Crossover in evolutionary algorithms with dynamic linear genome representations
Evolutionary algorithms typically use fixed data structures to represent problem solutions. Dynamic structures allow a more natural growth in complexity during the optimization, and make it possible for the complexity itself to adapt to the problem requirements, as shown by the success of some tree-based implementations. We are interested in exploring evolutionary computation with linear genomes that are allowed to change in length and ordering; such a representation may be more natural for some optimization problems and is more similar to nature, allowing for some interesting evolutionary phenomena such as copy number variations to be studied with evolutionary computation as a model. A major hurdle for implementing such evolutionary algorithms is the choice of crossover. The aim of this project is to critically analyze what crossover should mean in such a setting, and compare the different approaches in terms of optimization performance and, more broadly, evolutionary dynamics.

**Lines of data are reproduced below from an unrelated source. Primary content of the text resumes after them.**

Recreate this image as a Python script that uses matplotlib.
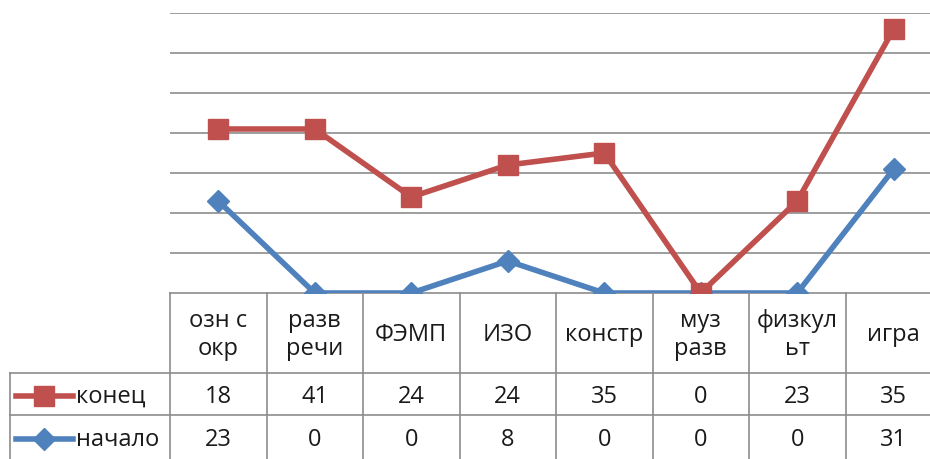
import numpy as np
import matplotlib
matplotlib.use('Agg')
import matplotlib.pyplot as plt
from matplotlib.lines import Line2D
import matplotlib.transforms as mtransforms

plt.rcParams['font.family'] = ['Open Sans', 'DejaVu Sans']

categories = ['озн с\nокр', 'разв\nречи', 'ФЭМП', 'ИЗО', 'констр', 'муз\nразв', 'физкул\nьт', 'игра']
nachalo = [23, 0, 0, 8, 0, 0, 0, 31]
konets = [18, 41, 24, 24, 35, 0, 23, 35]

RED = '#C0504D'
BLUE = '#4F81BD'
GRID = '#8C8C8C'
TXT = '#1A1A1A'
FS = 17

W, H = 930, 459


def fx(px):
    return px / W


def fy(py):
    return 1 - py / H


fig = plt.figure(figsize=(W / 100, H / 100), dpi=100)
# plot area: x 170..942 px, y 13..293 px (extends past the right edge like the source)
ax = fig.add_axes([fx(170), fy(293), fx(942) - fx(170), fy(13) - fy(293)])

x = np.arange(len(categories))
# stacked line chart: конец is drawn on top of начало
stacked = np.array(nachalo) + np.array(konets)

ax.plot(x, nachalo, color=BLUE, lw=4, marker='D', ms=11, mfc=BLUE, mec=BLUE, zorder=3)
ax.plot(x, stacked, color=RED, lw=4, marker='s', ms=14, mfc=RED, mec=RED, zorder=4)

ax.set_xlim(-0.5, len(categories) - 0.5)
ax.set_ylim(0, 70)
ax.set_yticks(np.arange(10, 71, 10))
ax.yaxis.grid(True, color=GRID, lw=1.2)
ax.set_axisbelow(True)
ax.tick_params(left=False, bottom=False, labelleft=False, labelbottom=False)
for s in ['top', 'right', 'left']:
    ax.spines[s].set_visible(False)
ax.spines['bottom'].set_color(GRID)
ax.spines['bottom'].set_linewidth(1.2)

# data table below the plot
trans = mtransforms.blended_transform_factory(ax.transData, fig.transFigure)
row1, row2, bottom = 373, 415, 459

for k in range(len(categories) + 1):
    xb = k - 0.5
    fig.add_artist(Line2D([xb, xb], [fy(293), fy(bottom)], transform=trans,
                          color=GRID, lw=1.2, clip_on=False))
for yy in (row1, row2):
    fig.add_artist(Line2D([fx(10), fx(W)], [fy(yy), fy(yy)], transform=fig.transFigure,
                          color=GRID, lw=1.2))
fig.add_artist(Line2D([fx(10), fx(10)], [fy(row1), fy(bottom)], transform=fig.transFigure,
                      color=GRID, lw=1.2))

for i, cat in enumerate(categories):
    fig.text(i, fy(335), cat, transform=trans, ha='center', va='center',
             fontsize=FS, color=TXT, linespacing=1.25)
    fig.text(i, fy(397), str(konets[i]), transform=trans, ha='center', va='center',
             fontsize=FS, color=TXT)
    fig.text(i, fy(440), str(nachalo[i]), transform=trans, ha='center', va='center',
             fontsize=FS, color=TXT)

# legend keys inside the table
for yy, col, mk, ms, lab in [(396, RED, 's', 14, 'конец'), (439, BLUE, 'D', 11, 'начало')]:
    fig.add_artist(Line2D([fx(16), fx(73)], [fy(yy), fy(yy)], transform=fig.transFigure,
                          color=col, lw=4))
    fig.add_artist(Line2D([fx(44)], [fy(yy)], transform=fig.transFigure, marker=mk,
                          ms=ms, mfc=col, mec=col, lw=0))
    fig.text(fx(76), fy(yy + 1), lab, ha='left', va='center', fontsize=FS, color=TXT)

fig.savefig('out.png', dpi=100)
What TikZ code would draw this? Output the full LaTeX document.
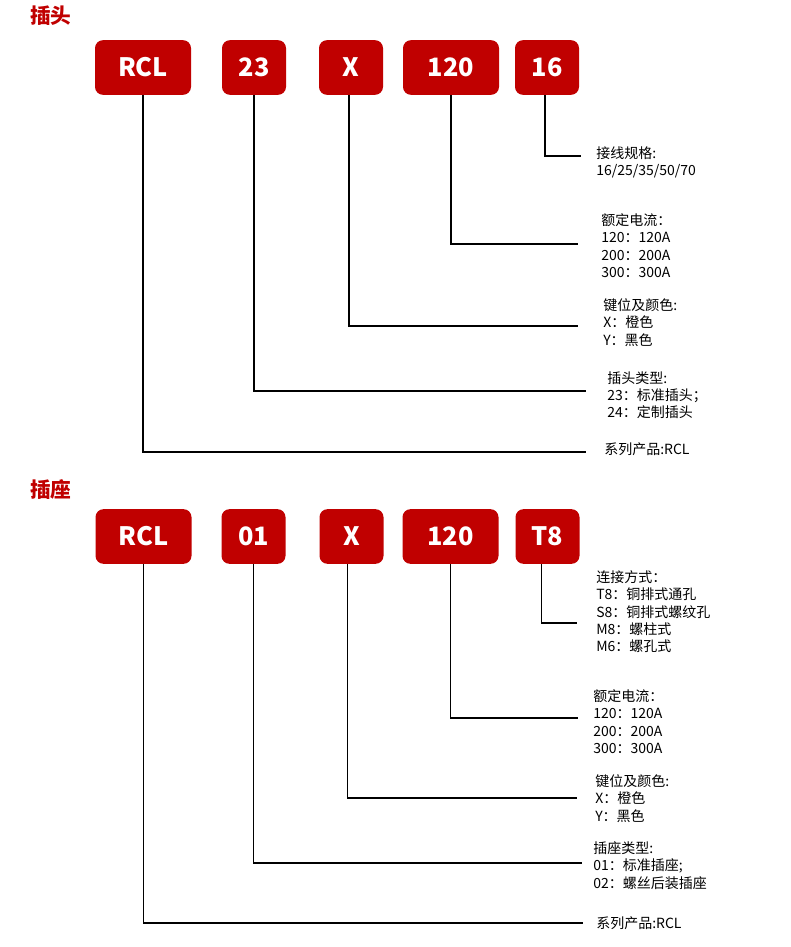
\documentclass[tikz,border=0pt]{standalone}
\usepackage{fontspec}
\setmainfont{Noto Sans CJK SC}
\definecolor{plugred}{RGB}{192,0,0}

\begin{document}
\begin{tikzpicture}[x=0.75pt,y=-0.75pt,
  codebox/.style={fill=plugred, rounded corners=6pt, minimum height=41pt, minimum width=48pt, inner sep=0pt, text=white, font=\fontsize{19}{22}\selectfont\bfseries},
  widebox/.style={codebox, minimum width=72pt},
  spec/.style={anchor=north west, align=left, inner sep=0pt, font=\fontsize{10.5}{13.1}\selectfont},
  title/.style={text=plugred, font=\fontsize{15.5}{18}\selectfont\bfseries},
  lead/.style={line width=1.1pt}]
\useasboundingbox (0,0) rectangle (791,947);

% Plug
\node[title] (plugTitle) at (51,16) {插头};
\node[widebox] (pRCL) at (143,67.5) {RCL};
\node[codebox] (p23) at (254,67.5) {23};
\node[codebox] (pX) at (351,67.5) {X};
\node[widebox] (p120) at (451,67.5) {120};
\node[codebox] (p16) at (547,67.5) {16};

\node[spec] (l16) at (596,146) {接线规格:\\16/25/35/50/70};
\node[spec] (l120) at (601,213) {额定电流：\\120：120A\\200：200A\\300：300A};
\node[spec] (lX) at (603,298) {键位及颜色:\\X：橙色\\Y：黑色};
\node[spec] (l23) at (607,371) {插头类型:\\23：标准插头；\\24：定制插头};
\node[spec] (lRCL) at (604,442) {系列产品:RCL};

\coordinate (e16) at (581,156);
\coordinate (e120) at (578,244);
\coordinate (eX) at (578,326);
\coordinate (e23) at (586,391);
\coordinate (eRCL) at (586,452);

\draw[lead] ([xshift=-1.5pt]p16.south) |- (e16);
\draw[lead] (p120.south) |- (e120);
\draw[lead] ([xshift=-1.5pt]pX.south) |- (eX);
\draw[lead] (p23.south) |- (e23);
\draw[lead] (pRCL.south) |- (eRCL);

% Socket
\node[title] (sockTitle) at (51,490) {插座};
\node[widebox] (sRCL) at (143.5,536.5) {RCL};
\node[codebox] (s01) at (253.5,536.5) {01};
\node[codebox] (sX) at (351.5,536.5) {X};
\node[widebox] (s120) at (450.5,536.5) {120};
\node[codebox] (sT8) at (547.5,536.5) {T8};

\node[spec] (lT8) at (596,570) {连接方式：\\T8：铜排式通孔\\S8：铜排式螺纹孔\\M8：螺柱式\\M6：螺孔式};
\node[spec] (ls120) at (593,689) {额定电流：\\120：120A\\200：200A\\300：300A};
\node[spec] (lsX) at (595,774) {键位及颜色:\\X：橙色\\Y：黑色};
\node[spec] (l01) at (593,841) {插座类型:\\01：标准插座;\\02：螺丝后装插座};
\node[spec] (lsRCL) at (596,916) {系列产品:RCL};

\coordinate (eT8) at (577,623);
\coordinate (es120) at (578,718);
\coordinate (esX) at (577,798);
\coordinate (e01) at (582,863);
\coordinate (esRCL) at (583,923);

\draw[lead] ([xshift=-4.5pt]sT8.south) |- (eT8);
\draw[lead] (s120.south) |- (es120);
\draw[lead] ([xshift=-3pt]sX.south) |- (esX);
\draw[lead] (s01.south) |- (e01);
\draw[lead] (sRCL.south) |- (esRCL);
\end{tikzpicture}
\end{document}
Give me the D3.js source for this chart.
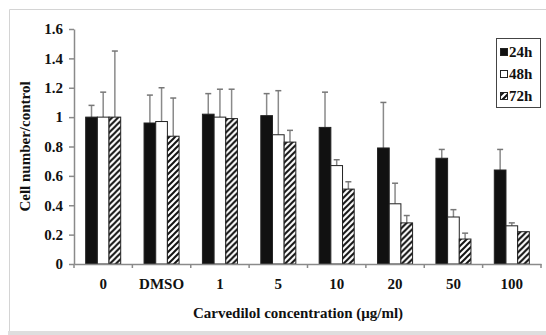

Natural selection is the name given by Charles Darwin to his observation that the same principle of "selection" we have applied for milennia in artificial breeding of livestock and crops is also inevitable in nature, simply because some kinds of organisms are more likely to survive than others. Interestingly, natural selection is not limited to biological organisms. Computer scientists use programs called evolutionary algorithms to evolve solutions to difficult problems by artificially simulating an environment where populations of candidate solutions struggle for "life", instead of organisms. These algorithms are powerful problem solvers, but can also be used as a computer model for studying how natural selection works. However, evolutionary algorithms often represent their evolving solutions by fixed data structures -- typically a string of ones and zeroes of a fixed length --, which makes them easier to work but sacrificing some essential similarity to nature's DNA: many mutations induce structural changes such as copying a gene, deleting it, or moving it to a different location, none of which are allowed in traditional genetic algorithms. In this project we study how evolutionary algorithms that allow such structural mutations would work. In particular, we are interested in how sexual reproduction can be implemented.